At the end of 2016 the Rössing Foundation team visited the Zambezi region. I had to organize a workshop for about 50 junior primary and pre-school teachers. We had to travel in one day from Erongo region to Zambezi region, quite a distance, fortunately we were accommodated in the Protea hotel, one of the best hotels in Katima.
The teachers are always quite keen to come for workshops, so we were quite happy to see each other since we had visited the region before.
When I address teachers I always want to get a feeling of the impact we have on junior mathematics education so one of my questions was: who is using the ten frame in class? I must be honest in admitting that I was disappointed when only 3 people showed their hand. Maybe there were more but too shy to reply. The teachers who rose their hand were asked to share their experiences and all of them were very positive.
The ten frame is a device that has long ago proven its value. It goes back about 5 decades and was first used in Holland in the form of empty egg containers. Elsewhere in the world the idea was copied but changed; somehow an egg box is not so practical; you have to fish out the bottle tops or stones one by one. So that is how the ten frame was born: a flat carton/paper with 2 rows of 5 squares.

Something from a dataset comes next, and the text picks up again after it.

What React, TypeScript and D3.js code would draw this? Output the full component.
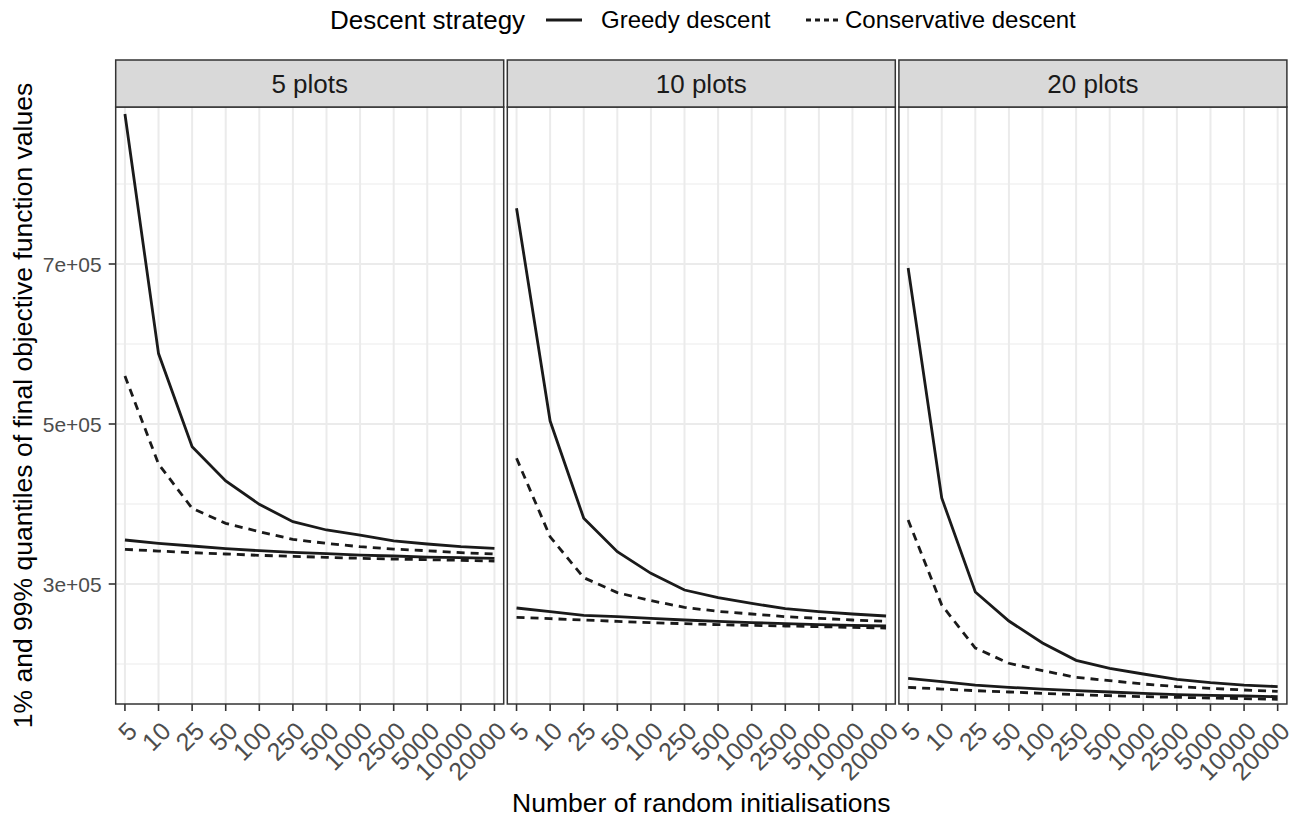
import React from "react";
import * as d3 from "d3";

// x categories (number of random initialisations)
const inits = ["5", "10", "25", "50", "100", "250", "500", "1000", "2500", "5000", "10000", "20000"];
const panels = ["5 plots", "10 plots", "20 plots"];

// 99% quantiles (upper lines) and 1% quantiles (lower lines)
const greedyHi5 = [887500, 588000, 471600, 428800, 399600, 377900, 367500, 361200, 354000, 350000, 346600, 344600];
const greedyLo5 = [355000, 350800, 347500, 344100, 341600, 339600, 337900, 336200, 335000, 333700, 332900, 332100];
const consHi5 = [560000, 450000, 394600, 375800, 365400, 355800, 350800, 346600, 343700, 341600, 339200, 337500];
const consLo5 = [343300, 341200, 339200, 337500, 335800, 334600, 333300, 332100, 331200, 330400, 329600, 328700];

const greedyHi10 = [769600, 503700, 382100, 340400, 313300, 292500, 282900, 275800, 269200, 265400, 262500, 260000];
const greedyLo10 = [270000, 265400, 260800, 259200, 257100, 255000, 253300, 251700, 250400, 249200, 248300, 247500];
const consHi10 = [457100, 359000, 307900, 289200, 279200, 270800, 265800, 262500, 259200, 257100, 255000, 253300];
const consLo10 = [258300, 256700, 255000, 253300, 251700, 250400, 249200, 248300, 247500, 246700, 245800, 245000];

const greedyHi20 = [695000, 407500, 290000, 253700, 226200, 204600, 194600, 187500, 180800, 176700, 173700, 171700];
const greedyLo20 = [182100, 177900, 173700, 170800, 168700, 166700, 165000, 163300, 161700, 160800, 160000, 159200];
const consHi20 = [380000, 273700, 220000, 200900, 191700, 183300, 179200, 175000, 171700, 169600, 167500, 165900];
const consLo20 = [170800, 168700, 166700, 165000, 163300, 161700, 160400, 159200, 158300, 157500, 156700, 155900];

const greedyByPanel = [[greedyHi5, greedyLo5], [greedyHi10, greedyLo10], [greedyHi20, greedyLo20]];
const consByPanel = [[consHi5, consLo5], [consHi10, consLo10], [consHi20, consLo20]];

const yMajor = [300000, 500000, 700000];
const yMinor = [200000, 400000, 600000, 800000];
const yDomain = [150000, 896250];

const W = 1298;
const H = 820;
const FONT = "'Liberation Sans', Arial, Helvetica, sans-serif";
const panelTop = 107;
const panelBottom = 704;
const stripTop = 60;
const panelW = 388;
const panelGap = 3.6;
const firstLeft = 115.7;
const LINE = "#1a1a1a";
const LW = 2.8;

const fmt = (v: number) => `${v / 100000}e+05`;

const App = () => {
  const y = d3.scaleLinear().domain(yDomain).range([panelBottom, panelTop]);
  const panelLefts = panels.map((_, i) => firstLeft + i * (panelW + panelGap));
  const lastRight = panelLefts[2] + panelW;

  return (
    <svg width={W} height={H} style={{ position: "absolute", left: 0, top: 0, background: "#fff" }} fontFamily={FONT}>
      {/* legend */}
      <g>
        <text x={330} y={29} fontSize={26} fill="#000">Descent strategy</text>
        <line x1={546} x2={582} y1={20} y2={20} stroke={LINE} strokeWidth={LW} />
        <text x={601} y={28} fontSize={24} fill="#000">Greedy descent</text>
        <line x1={806} x2={840} y1={20} y2={20} stroke={LINE} strokeWidth={LW} strokeDasharray="5,4" />
        <text x={845} y={28} fontSize={24} fill="#000">Conservative descent</text>
      </g>

      {panels.map((name, p) => {
        const x0 = panelLefts[p];
        const x = d3.scalePoint<string>().domain(inits).range([x0, x0 + panelW]).padding(0.275);
        const path = d3
          .line<number>()
          .x((_, i) => x(inits[i]) as number)
          .y((d) => y(d));
        return (
          <g key={name}>
            {/* grid */}
            {yMinor.map((v) => (
              <line key={"mi" + v} x1={x0} x2={x0 + panelW} y1={y(v)} y2={y(v)} stroke="#EBEBEB" strokeWidth={1} />
            ))}
            {yMajor.map((v) => (
              <line key={"ma" + v} x1={x0} x2={x0 + panelW} y1={y(v)} y2={y(v)} stroke="#EBEBEB" strokeWidth={2} />
            ))}
            {inits.map((c) => (
              <line key={"gx" + c} x1={x(c)} x2={x(c)} y1={panelTop} y2={panelBottom} stroke="#EBEBEB" strokeWidth={2} />
            ))}

            {/* lines */}
            {greedyByPanel[p].map((s, k) => (
              <path key={"g" + k} d={path(s) || ""} fill="none" stroke={LINE} strokeWidth={LW} />
            ))}
            {consByPanel[p].map((s, k) => (
              <path key={"c" + k} d={path(s) || ""} fill="none" stroke={LINE} strokeWidth={LW} strokeDasharray="8,6" />
            ))}

            {/* panel border */}
            <rect x={x0} y={panelTop} width={panelW} height={panelBottom - panelTop} fill="none" stroke="#333333" strokeWidth={1.5} />

            {/* strip */}
            <rect x={x0} y={stripTop} width={panelW} height={panelTop - stripTop} fill="#D9D9D9" stroke="#333333" strokeWidth={1.5} />
            <text x={x0 + panelW / 2} y={93} textAnchor="middle" fontSize={26} fill="#1A1A1A">{name}</text>

            {/* x axis */}
            {inits.map((c) => (
              <g key={"xt" + c}>
                <line x1={x(c)} x2={x(c)} y1={panelBottom} y2={panelBottom + 7} stroke="#333333" strokeWidth={1.6} />
                <text
                  transform={`translate(${(x(c) as number) + 1},${panelBottom + 16}) rotate(-45)`}
                  textAnchor="end"
                  dy="0.72em"
                  fontSize={25}
                  fill="#4D4D4D"
                >
                  {c}
                </text>
              </g>
            ))}
          </g>
        );
      })}

      {/* y axis on first panel */}
      {yMajor.map((v) => (
        <g key={"yt" + v}>
          <line x1={panelLefts[0] - 7} x2={panelLefts[0]} y1={y(v)} y2={y(v)} stroke="#333333" strokeWidth={1.6} />
          <text x={panelLefts[0] - 14} y={y(v)} dy="0.36em" textAnchor="end" fontSize={21} fill="#4D4D4D">
            {fmt(v)}
          </text>
        </g>
      ))}

      {/* axis titles */}
      <text x={(panelLefts[0] + lastRight) / 2} y={812} textAnchor="middle" fontSize={26.5} fill="#000">
        Number of random initialisations
      </text>
      <text
        transform={`translate(32,${(panelTop + panelBottom) / 2}) rotate(-90)`}
        textAnchor="middle"
        fontSize={26.5}
        fill="#000"
      >
        1% and 99% quantiles of final objective function values
      </text>
    </svg>
  );
};

export default App;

In this format it is a crucial device for all learners to distance themselves from counting. Because computations and counting are at first close but later they are further apart. In the advanced stage of computation very little counting takes place, smart approaches in computations do not use counting procedures.
The ten frame is as well handy when it comes to the different ways it can be used. At first the bottle tops move a lot, later all most all learners can just look at an empty ten frame and imagine the numbers there. In the last stage it has made itself redundant; learners imagine the numbers only, they do not have to look at it.
The workshop in Katima went well; it was very hot that time so we were given a lot of drinks and I was quite pleased to see that a lot of teachers were collection bottle tops during the workshop. Hopefully those bottle tops are being used in a class room somewhere in the Zambezi region.